Nombre de manifestants ont été choqués samedi par une large banderole qui condamnait l'état d'urgence. Elus favorables et même préfet se sont retrouvés embarqués derrière cette banderole. Récit d'une marche "de la société civile" très politisée.
10 à 12.000 personnes c'est le nombre de manifestants samedi après-midi pour cette marche, moindre que ce que les organisateurs et la police avaient prévu. Si ceux qui étaient là partageaient ensemble le rejet de la barbarie et du terrorisme et montraient leur soutien aux victimes des attentats de Paris, leurs conceptions de la réponse à donner au fanatisme aveugle différaient largement. Au point que certains manifestants ont dénoncé la récupération politique de cette manifestation.
Une marche "de la société civile"
Au départ initiée par des associations, des syndicats et la Ligue des Droits de l'Homme (LDH), "la marche contre la barbarie, contre les amalgames, pour les libertés et la paix" était, en écho au rassemblement du mardi 17 novembre Place du Capitole voulu par les partis politiques, une marche "de la société civile" selon les propos de Jean-François Mignard de la LDH.A l'arrivée, cependant, les rangs de la manifestation étaient grossis par bon nombre de militants de partis politiques.
Le préfet et les élus derrière une banderole... "contre l'état d'urgence"
De nombreux élus de tous bords, socialistes, communistes, républicains, centristes, avaient pris place dans la manifestation : le maire LR de Toulouse Jean-Luc Moudenc et son prédécesseur PS Pierre Cohen, des députés, les présidents du conseil départemental de la Haute-Garonne Georges Méric et du Conseil Régional Martin Malvy, ainsi que plusieurs têtes de listes aux élections régionales comme Carole Delga (PS), Dominique Reynié (LR) et Gérard Onesta (EELV).Même le préfet Pascal Mailhos, peu habitué à participer aux manifestations, avait pris place au sein de cette "concorde" politique.
On passera sur le fait que certains de ces élus n'auront parcouru que quelques centaines de mètres, le temps de se faire filmer par les télés ou de prendre des photos pour les réseaux sociaux avant de s'exfiltrer discrètement de la manifestation.
L'important est ailleurs : tout ce petit monde, préfet compris, s'est retrouvé derrière une immense banderole... qui dénonçait l'état d'urgence.
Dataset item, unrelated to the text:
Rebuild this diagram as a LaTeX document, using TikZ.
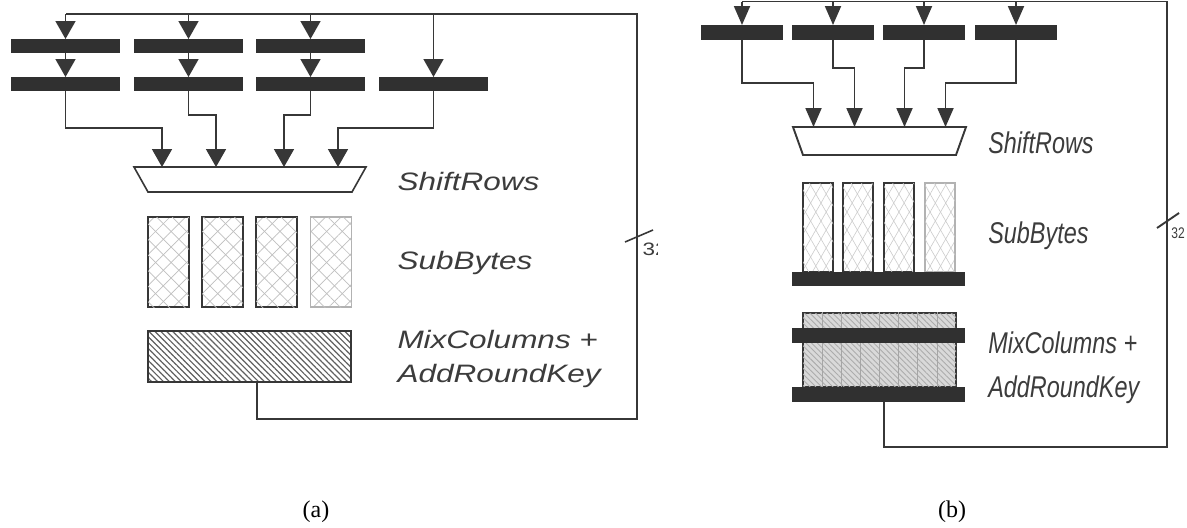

Non loin des élus PS ou LR une banderole contre l'état d'urgence. #marche #toulouse #LT pic.twitter.com/Zs62Ezv9id
— Fabrice VALERY (@FabValery) November 21, 2015
La gauche de la gauche en tête du cortège
En tête de la manifestation, la CGT, le PCF et le Parti de Gauche : service d'ordre conséquent, organisation rodée. Une première banderole, portée par des jeunes et reprenant le nom de la manifestation "Pour la liberté et la paix, contre la barbarie et les amalgames".Mais quelques mètres plus loin, tenue haut par des militants d'extrême-gauche, une gigantesque deuxième banderole portait un slogan beaucoup moins universel :
Leurs guerres, nos mort(e)s, contre l'état d'urgence, intensifions nos luttes"
De nombreux manifestants ont donc marché derrière ce slogan, parfois sans s'en rendre compte.
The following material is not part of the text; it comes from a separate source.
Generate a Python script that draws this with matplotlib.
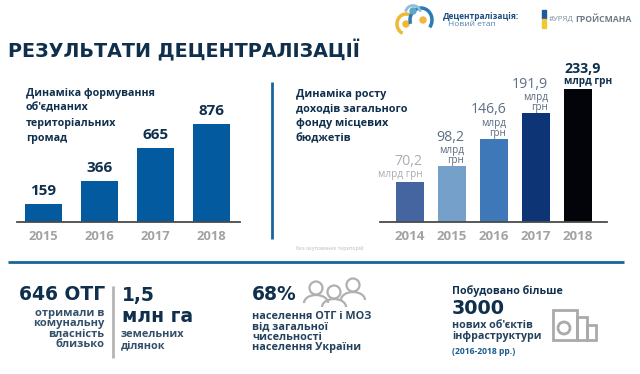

La colère de certains manifestants
Mais beaucoup ont tout de même réagi. "Quand j'ai vu cela, je suis parti de la manif", raconte un Toulousain. La présidente du Crif de Midi-Pyrénées, le conseil représentatif des institutions juives de France, Nicole Yardeni, nous a elle confié être "en colère contre cette récupération politique". Elle a choisi de continuer à marcher, mais plus loin, aux côtés des représentants de la communauté musulmane.L'état d'urgence divise une partie de la gauche
Le vote à l'Assemblée nationale de la prolongation pour 3 mois de l'état d'urgence a pourtant fait quasi l'unanimité : seuls 6 députés (3 socialistes et 3 écologistes) ont voté contre.A la gauche du PS, ce sujet divise : les députés du Front de Gauche ont approuvé la prolongation de l'Etat d'urgence mais Jean-Luc Mélenchon, le leader du Parti de Gauche, n'y est pas favorable.
Seul à prendre la parole samedi à Toulouse, le secrétaire général de la Ligue des Droits de l'Homme, Jean-François Mignard, a bien affirmé dans son allocution que les organisations resteraient vigilantes "pour que l'état d'urgence ne dure pas et ne nous fasse pas sortir de l'Etat de droit et de la démocratie".